In the new arrangement, Ghana’s mobile money operators from MTN to Airtel and Tigo are required to set up subsidiaries that would engage in the business of mobile money, independent of their core operations.


That decision resulted in a 73 percent increase in registered mobile money customers in just one year, according to World Bank data, and has helped lift financial inclusion rates in Ghana to 58 percent in 2017 from 41 percent in 2014.


“From our interviews with Bank of Ghana staff, there was much resistance by commercial banks to the development of mobile money banking by Telcos but the regulator overcame that through a form of legal creativity,” said Obadiah Mailafia, a former deputy governor of the Nigerian central bank who recently did a survey on financial inclusion in Ghana.


“The BOG allowed the Telcos to float independent companies in which they were major shareholders. The companies became legal entities independent of the Telcos, able to do essentially banking business while not being commercial banks in the full sense of the word,” Mailafia said in an interview with Business Day.


By 2016, there were six main digital financial services providers across Ghana- MTN, Tigo, Airtel, Vodafone, Fidelity bank and e-Zwich.


MTN, Tigo, Airtel and Vodafone were all mobile network operators offering mobile money services throughout Ghana. In addition to these DFS-oriented financial services providers, there are more than 27 commercial banks, some 60 non-bank financial institutions, 138 rural and community banks, 503 licensed MFIs and hundreds of licensed individual susu collectors that have become active across the country.


“It is safe to say that Nigeria is playing catch-up when it comes to achieving inclusion and must look to learn from success stories like Ghana and Kenya if we are to achieve our goal of 80% inclusion by 2020,” said Gbenga Adebayo, Chairman of the Association of Licensed Telecom Operators of Nigeria (ALTON) centered on Financial Inclusion.


Another influential decision taken by the Bank of Ghana in the process of tweaking its regulatory environment to leverage mobile money, “was the decision to allow interest to be accrued on mobile money deposits,” Adebayo said.

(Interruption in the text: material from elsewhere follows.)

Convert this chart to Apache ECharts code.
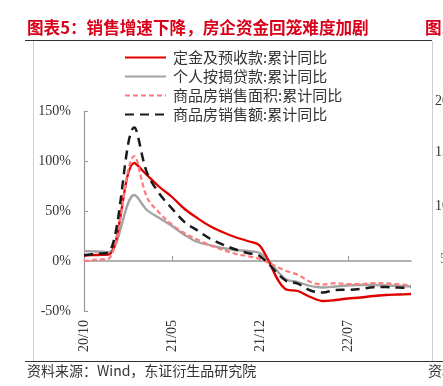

Mobile banking is so popular in Accra that the value of deposits and withdrawals by Ghanaians using mobile phones for banking almost doubled in 2017, according data published by the central bank.


The value of mobile transactions rose to 155.8 billion cedis ($34.6 billion) last year from 78.5 billion cedis in 2016, according to the Bank of Ghana said. The volume of deposits and withdrawals rose another 78 percent to about 982 million.


Some argue that Nigeria’s resistance to allowing the telcos play a more active role in the mobile money space must give way to move the needle on financial inclusion.


“If we analyse the number of bank branches in Nigeria using the World Bank’s financial access survey, we see a high of 6.5 branches per 100,000 adults in 2010, falling to under 5.5 branches per 100,000 adults in 2016. It is clear that traditional banking is not the answer to the financial inclusion conundrum, a fact now acknowledged by the banks themselves,” said Adebayo.